Tools like Dealer1 Solutions make this kind of mixed-inventory operation manageable because you can track owned vehicles, consignment units, and specialty vehicles all in one place without building out separate systems. One reconditioning workflow, one set of reports, one view of what's moving and what's stuck.

The Real Question: What Are You Trying to Solve?

Before you commit to a motorcycle department, ask yourself what problem you're actually trying to solve.

Are you trying to capture a customer segment that doesn't exist in your market? That's a bad reason. Are you trying to improve gross margin? You're better off improving your used car operation. Are you trying to fill a gap in your lot that looks empty? That's not a business strategy, that's decoration.

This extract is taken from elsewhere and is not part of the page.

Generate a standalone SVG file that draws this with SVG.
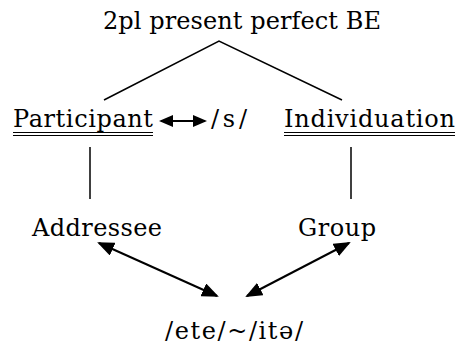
<svg xmlns="http://www.w3.org/2000/svg" width="456" height="348" viewBox="0 0 456 348">
<style>
text{font-family:"DejaVu Serif","Liberation Serif",serif;font-size:24px;fill:#000}
.ln{stroke:#000;stroke-width:1.5;fill:none}
.ar{stroke:#000;stroke-width:2;fill:none}
.ul{stroke:#000;stroke-width:1}
</style>
<defs>
<marker id="ah" markerUnits="userSpaceOnUse" markerWidth="17" markerHeight="14" refX="15" refY="7" orient="auto-start-reverse" viewBox="0 0 17 14">
<path d="M0,0 L17,7 L0,14 z" fill="#000"/>
</marker>
<marker id="ahs" markerUnits="userSpaceOnUse" markerWidth="14" markerHeight="12" refX="12" refY="6" orient="auto-start-reverse" viewBox="0 0 14 12">
<path d="M0,0 L14,6 L0,12 z" fill="#000"/>
</marker>
</defs>
<rect width="456" height="348" fill="#fff"/>
<g id="connectors">
<polyline class="ln" points="104,100 219,41 342,100"/>
<line class="ln" x1="90" y1="147" x2="90" y2="199"/>
<line class="ln" x1="351" y1="147" x2="351" y2="199"/>
<line class="ar" x1="161" y1="121" x2="205" y2="121" marker-start="url(#ahs)" marker-end="url(#ahs)"/>
<line class="ar" x1="99" y1="243" x2="217" y2="296" marker-start="url(#ah)" marker-end="url(#ah)"/>
<line class="ar" x1="349" y1="243" x2="247" y2="296" marker-start="url(#ah)" marker-end="url(#ah)"/>
</g>
<g id="node-title"><text x="103" y="29" textLength="278">2pl present perfect BE</text></g>
<g id="node-participant"><text x="13" y="127" textLength="140">Participant</text>
<line class="ul" x1="13" y1="132.5" x2="153" y2="132.5"/><line class="ul" x1="13" y1="135.5" x2="153" y2="135.5"/></g>
<g id="node-s"><text x="211" y="127" font-size="26" textLength="36">/s/</text></g>
<g id="node-individuation"><text x="284" y="127" textLength="171">Individuation</text>
<line class="ul" x1="284" y1="132.5" x2="455" y2="132.5"/><line class="ul" x1="284" y1="135.5" x2="455" y2="135.5"/></g>
<g id="node-addressee"><text x="32" y="236" textLength="130">Addressee</text></g>
<g id="node-group"><text x="298" y="236" textLength="78">Group</text></g>
<g id="node-ete"><text x="165" y="339" font-size="25" textLength="138">/ete/~/itə/</text></g>
</svg>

The dealers who successfully operate specialty inventory do it because they found a specific, high-velocity niche that fits their market and their team. Maybe it's consignment Harleys. Maybe it's classic cars. Maybe it's high-end sport bikes. But it's never accidental. It's never just "we decided to try motorcycles."

If you already have a motorcycle department, run the actual numbers. Calculate days to front-line, gross per bike, carrying cost per month, and service attachment rate. Compare those metrics to your used car operation. If your motorcycle department is performing worse on every metric, you know what to do.

And if you're thinking about starting one? Be honest about your market, your team, and your capital constraints. Consignment gets a bad reputation because it requires discipline and a willingness to turn away deals. Most dealers can't do it. But the ones who can? They're the ones actually making money on specialty inventory.

The motorcycle department trap isn't that motorcycles are unprofitable. It's that most dealerships approach them like they're a profit center when they should be approaching them like a specialty service that requires a completely different operational model. Get that backwards, and you're just storing other people's bikes on your lot while pretending it's a business.